Thinking about potential threats escaping existing defenses.
Obtaining useful observations from system and network activities.
Developing threat hypotheses.
Revising threat hypotheses iteratively with the last two steps.
Confirming new threats.
Threat hunters create customized intrusion detection system (IDS) instances every day with a combination of data source queries, complex data processing, machine learning, threat intelligence enrichment, proprietary detection logic, and more. Threat hunters take advantage of scripting languages, spreadsheets, whiteboards, and other tools to plan and execute their hunts.
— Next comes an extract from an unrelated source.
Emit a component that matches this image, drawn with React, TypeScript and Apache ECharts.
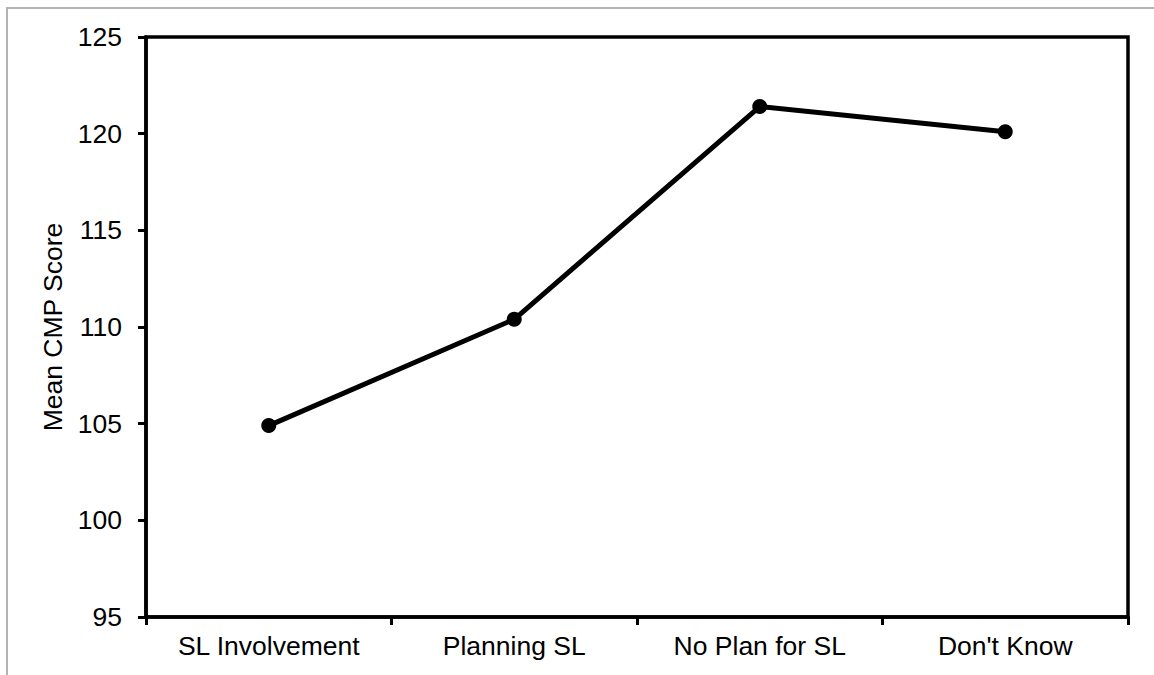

In traditional cyberthreat hunting, many pieces of hunts are written against specific data sources and data types, which makes the domain knowledge in them not reusable, and hunters need to express the same knowledge again and again for different hunts.
Kestrel in a Nutshell
Kestrel provides a layer of abstraction to stop the repetition involved in cyberthreat hunting.
Kestrel language: a threat hunting language for a human to express what to hunt.
expressing the knowledge of what in patterns, analytics, and hunt flows.
composing reusable hunting flows from individual hunting steps.
reasoning with human-friendly entity-based data representation abstraction.
thinking across heterogeneous data and threat intelligence sources.
applying existing public and proprietary detection logic as analytic hunt steps.
reusing and sharing individual hunting steps, hunt-flow, and entire hunt books.
Kestrel runtime: a machine interpreter that deals with how to hunt.
compiling the what against specific hunting platform instructions.
executing the compiled code locally and remotely.
assembling raw logs and records into entities for entity-based reasoning.
caching intermediate data and related records for fast response.
prefetching related logs and records for link construction between entities.
defining extensible interfaces for data sources and analytics execution.